── INPUT MATERIAL

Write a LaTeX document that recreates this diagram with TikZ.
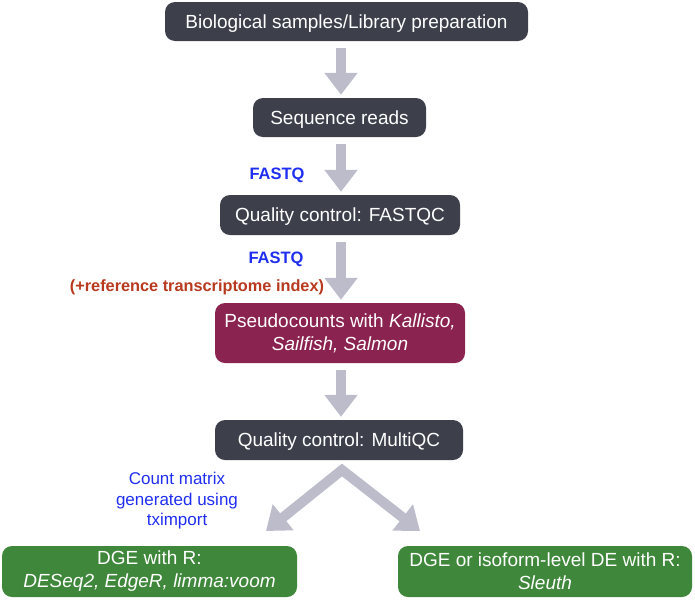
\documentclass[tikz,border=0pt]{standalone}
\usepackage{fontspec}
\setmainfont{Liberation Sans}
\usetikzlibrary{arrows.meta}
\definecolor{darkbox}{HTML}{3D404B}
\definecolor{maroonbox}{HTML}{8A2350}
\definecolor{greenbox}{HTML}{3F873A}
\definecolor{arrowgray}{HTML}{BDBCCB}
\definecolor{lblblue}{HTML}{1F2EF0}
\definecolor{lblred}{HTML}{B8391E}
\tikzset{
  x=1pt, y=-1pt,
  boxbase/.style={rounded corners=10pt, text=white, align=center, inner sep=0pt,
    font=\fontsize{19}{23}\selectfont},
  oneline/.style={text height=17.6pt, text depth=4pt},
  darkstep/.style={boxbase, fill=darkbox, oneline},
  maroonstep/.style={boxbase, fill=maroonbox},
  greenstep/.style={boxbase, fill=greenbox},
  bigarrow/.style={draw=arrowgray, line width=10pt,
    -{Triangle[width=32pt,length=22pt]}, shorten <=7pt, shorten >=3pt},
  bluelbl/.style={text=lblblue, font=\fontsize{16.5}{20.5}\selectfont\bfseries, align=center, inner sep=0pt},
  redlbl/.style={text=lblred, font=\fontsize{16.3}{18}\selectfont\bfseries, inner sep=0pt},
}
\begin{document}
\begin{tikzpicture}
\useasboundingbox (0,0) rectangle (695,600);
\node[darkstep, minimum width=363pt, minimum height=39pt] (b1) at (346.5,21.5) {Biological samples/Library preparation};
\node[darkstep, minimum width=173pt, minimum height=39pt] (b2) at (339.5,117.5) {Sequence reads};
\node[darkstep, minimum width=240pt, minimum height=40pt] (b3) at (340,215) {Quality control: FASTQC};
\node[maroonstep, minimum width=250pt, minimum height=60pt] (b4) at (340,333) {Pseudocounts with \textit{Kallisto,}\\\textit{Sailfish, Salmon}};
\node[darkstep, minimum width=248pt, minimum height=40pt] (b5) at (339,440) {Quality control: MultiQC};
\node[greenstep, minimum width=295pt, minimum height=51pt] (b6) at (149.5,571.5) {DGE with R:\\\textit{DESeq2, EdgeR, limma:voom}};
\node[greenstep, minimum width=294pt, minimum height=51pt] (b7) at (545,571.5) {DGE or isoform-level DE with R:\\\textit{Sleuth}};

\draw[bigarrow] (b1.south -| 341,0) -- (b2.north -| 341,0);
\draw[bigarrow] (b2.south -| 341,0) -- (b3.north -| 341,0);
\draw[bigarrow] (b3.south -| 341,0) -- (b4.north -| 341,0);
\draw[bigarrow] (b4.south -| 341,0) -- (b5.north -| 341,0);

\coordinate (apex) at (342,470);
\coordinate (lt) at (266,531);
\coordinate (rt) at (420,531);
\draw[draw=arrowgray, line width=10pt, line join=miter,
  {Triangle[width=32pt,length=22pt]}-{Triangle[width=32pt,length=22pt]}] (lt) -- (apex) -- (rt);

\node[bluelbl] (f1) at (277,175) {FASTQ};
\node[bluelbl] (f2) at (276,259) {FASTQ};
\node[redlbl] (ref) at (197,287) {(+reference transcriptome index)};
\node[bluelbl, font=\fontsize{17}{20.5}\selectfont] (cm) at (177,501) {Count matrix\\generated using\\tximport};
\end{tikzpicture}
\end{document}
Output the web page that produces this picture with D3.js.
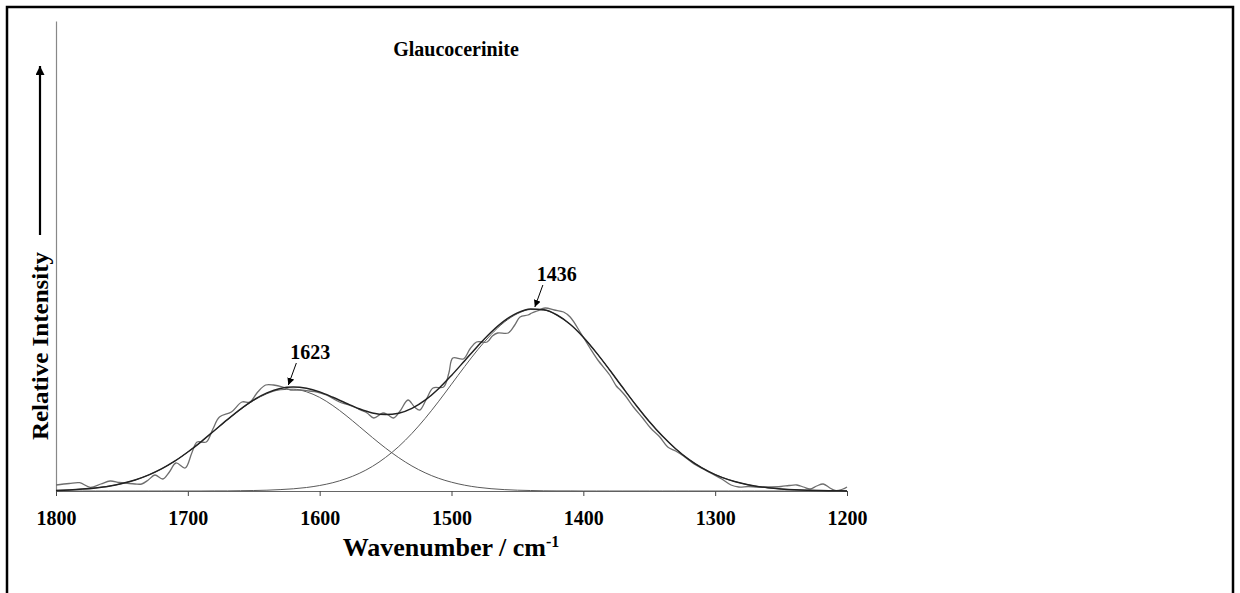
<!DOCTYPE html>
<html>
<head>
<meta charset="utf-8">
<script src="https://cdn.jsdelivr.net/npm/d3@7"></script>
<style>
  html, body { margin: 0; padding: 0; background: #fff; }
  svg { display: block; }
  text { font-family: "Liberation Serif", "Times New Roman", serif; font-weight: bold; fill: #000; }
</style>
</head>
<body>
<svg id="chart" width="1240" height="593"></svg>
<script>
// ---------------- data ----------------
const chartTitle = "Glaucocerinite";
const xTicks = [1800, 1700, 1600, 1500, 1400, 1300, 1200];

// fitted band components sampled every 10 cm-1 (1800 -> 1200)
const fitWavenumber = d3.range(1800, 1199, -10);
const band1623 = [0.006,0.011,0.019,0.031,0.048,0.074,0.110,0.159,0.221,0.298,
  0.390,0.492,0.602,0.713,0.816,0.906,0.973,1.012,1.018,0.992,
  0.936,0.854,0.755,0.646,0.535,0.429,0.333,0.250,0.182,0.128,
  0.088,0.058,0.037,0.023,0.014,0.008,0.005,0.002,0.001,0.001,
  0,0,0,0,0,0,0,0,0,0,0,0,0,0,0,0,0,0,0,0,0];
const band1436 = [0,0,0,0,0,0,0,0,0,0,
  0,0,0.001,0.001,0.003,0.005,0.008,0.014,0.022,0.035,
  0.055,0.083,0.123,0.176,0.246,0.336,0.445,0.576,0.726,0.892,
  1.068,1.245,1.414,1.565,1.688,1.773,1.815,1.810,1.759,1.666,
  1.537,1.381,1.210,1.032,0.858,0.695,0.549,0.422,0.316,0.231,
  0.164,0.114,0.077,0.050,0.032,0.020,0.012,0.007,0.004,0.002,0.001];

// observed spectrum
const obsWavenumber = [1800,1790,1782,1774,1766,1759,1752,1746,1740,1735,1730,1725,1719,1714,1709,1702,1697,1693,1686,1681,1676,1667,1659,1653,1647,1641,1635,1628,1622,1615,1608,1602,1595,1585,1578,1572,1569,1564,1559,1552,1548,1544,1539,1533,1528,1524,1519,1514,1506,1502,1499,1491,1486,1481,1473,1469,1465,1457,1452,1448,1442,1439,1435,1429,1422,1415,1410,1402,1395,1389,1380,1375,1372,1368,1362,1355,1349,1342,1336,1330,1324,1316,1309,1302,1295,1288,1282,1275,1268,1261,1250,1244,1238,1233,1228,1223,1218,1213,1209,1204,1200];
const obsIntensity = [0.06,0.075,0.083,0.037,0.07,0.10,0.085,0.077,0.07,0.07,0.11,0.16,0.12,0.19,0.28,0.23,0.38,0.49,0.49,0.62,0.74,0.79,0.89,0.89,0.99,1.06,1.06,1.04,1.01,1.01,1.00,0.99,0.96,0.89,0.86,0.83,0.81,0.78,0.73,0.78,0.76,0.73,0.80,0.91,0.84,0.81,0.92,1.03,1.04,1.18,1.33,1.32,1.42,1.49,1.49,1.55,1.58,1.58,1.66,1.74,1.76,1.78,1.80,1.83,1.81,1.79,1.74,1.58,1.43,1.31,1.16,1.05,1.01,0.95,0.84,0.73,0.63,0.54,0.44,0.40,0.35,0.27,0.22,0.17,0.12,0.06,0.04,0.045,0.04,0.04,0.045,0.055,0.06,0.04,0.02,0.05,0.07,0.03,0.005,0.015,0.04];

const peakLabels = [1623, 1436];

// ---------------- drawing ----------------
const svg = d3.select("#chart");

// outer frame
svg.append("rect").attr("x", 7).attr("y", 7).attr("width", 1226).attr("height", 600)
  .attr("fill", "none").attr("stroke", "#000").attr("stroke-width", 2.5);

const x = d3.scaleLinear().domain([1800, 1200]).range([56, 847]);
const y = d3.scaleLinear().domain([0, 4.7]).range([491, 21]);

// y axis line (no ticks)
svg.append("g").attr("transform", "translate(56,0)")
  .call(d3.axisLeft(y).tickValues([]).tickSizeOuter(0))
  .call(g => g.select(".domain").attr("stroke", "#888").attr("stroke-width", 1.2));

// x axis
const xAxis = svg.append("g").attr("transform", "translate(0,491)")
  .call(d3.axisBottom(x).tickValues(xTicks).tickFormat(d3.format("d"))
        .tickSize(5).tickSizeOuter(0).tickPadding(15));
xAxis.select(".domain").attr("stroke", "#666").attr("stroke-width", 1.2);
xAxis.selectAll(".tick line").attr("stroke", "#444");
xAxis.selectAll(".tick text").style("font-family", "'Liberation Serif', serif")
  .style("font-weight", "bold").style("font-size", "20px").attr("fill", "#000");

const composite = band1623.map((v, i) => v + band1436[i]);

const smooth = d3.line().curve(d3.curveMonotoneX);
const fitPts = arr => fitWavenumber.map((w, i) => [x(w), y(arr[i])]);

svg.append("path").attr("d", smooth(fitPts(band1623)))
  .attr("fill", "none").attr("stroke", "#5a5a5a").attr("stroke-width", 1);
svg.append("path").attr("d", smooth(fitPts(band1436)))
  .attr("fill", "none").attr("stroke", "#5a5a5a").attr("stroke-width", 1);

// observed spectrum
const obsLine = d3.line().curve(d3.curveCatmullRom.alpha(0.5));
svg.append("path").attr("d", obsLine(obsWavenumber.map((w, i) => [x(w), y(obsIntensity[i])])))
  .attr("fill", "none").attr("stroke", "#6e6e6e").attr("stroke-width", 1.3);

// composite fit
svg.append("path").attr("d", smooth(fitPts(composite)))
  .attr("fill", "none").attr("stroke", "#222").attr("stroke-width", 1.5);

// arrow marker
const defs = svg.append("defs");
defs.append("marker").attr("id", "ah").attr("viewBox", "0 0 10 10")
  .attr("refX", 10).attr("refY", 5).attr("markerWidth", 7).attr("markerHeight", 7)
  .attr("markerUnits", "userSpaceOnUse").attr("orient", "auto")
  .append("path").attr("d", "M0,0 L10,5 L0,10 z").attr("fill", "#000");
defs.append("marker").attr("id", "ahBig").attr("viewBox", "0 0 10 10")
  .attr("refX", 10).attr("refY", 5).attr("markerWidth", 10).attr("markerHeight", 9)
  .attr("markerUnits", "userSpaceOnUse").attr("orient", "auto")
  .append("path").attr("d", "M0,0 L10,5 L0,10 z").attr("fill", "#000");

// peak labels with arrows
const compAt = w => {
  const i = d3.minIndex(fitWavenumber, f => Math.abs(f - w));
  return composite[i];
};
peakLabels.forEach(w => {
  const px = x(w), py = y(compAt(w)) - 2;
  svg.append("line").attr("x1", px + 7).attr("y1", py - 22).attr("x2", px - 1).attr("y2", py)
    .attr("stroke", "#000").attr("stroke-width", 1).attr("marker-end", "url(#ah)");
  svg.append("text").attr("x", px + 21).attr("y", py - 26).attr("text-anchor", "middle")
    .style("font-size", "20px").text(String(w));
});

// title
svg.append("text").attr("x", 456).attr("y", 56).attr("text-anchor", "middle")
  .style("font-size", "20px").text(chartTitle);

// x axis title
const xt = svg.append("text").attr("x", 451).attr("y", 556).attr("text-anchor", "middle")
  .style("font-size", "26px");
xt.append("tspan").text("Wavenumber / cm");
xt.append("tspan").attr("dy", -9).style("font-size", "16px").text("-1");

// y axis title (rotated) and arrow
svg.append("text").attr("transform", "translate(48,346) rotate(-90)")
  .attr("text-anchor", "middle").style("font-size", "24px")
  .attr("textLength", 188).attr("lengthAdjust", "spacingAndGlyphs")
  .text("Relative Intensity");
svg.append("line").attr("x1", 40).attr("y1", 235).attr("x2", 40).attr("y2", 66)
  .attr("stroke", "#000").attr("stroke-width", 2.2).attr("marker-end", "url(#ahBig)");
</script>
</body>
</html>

────

EXERCISE OBJECTIVE | Output word for word the lines running from the one containing "Output the web" to the one containing "const xTicks = [1800, 1700, 1600, 1500, 1400, 1300, 1200];", both included, leaving out the pictures.

FULL OUTPUT |
Output the web page that produces this picture with D3.js.
<!DOCTYPE html>
<html>
<head>
<meta charset="utf-8">
<script src="https://cdn.jsdelivr.net/npm/d3@7"></script>
<style>
  html, body { margin: 0; padding: 0; background: #fff; }
  svg { display: block; }
  text { font-family: "Liberation Serif", "Times New Roman", serif; font-weight: bold; fill: #000; }
</style>
</head>
<body>
<svg id="chart" width="1240" height="593"></svg>
<script>
// ---------------- data ----------------
const chartTitle = "Glaucocerinite";
const xTicks = [1800, 1700, 1600, 1500, 1400, 1300, 1200];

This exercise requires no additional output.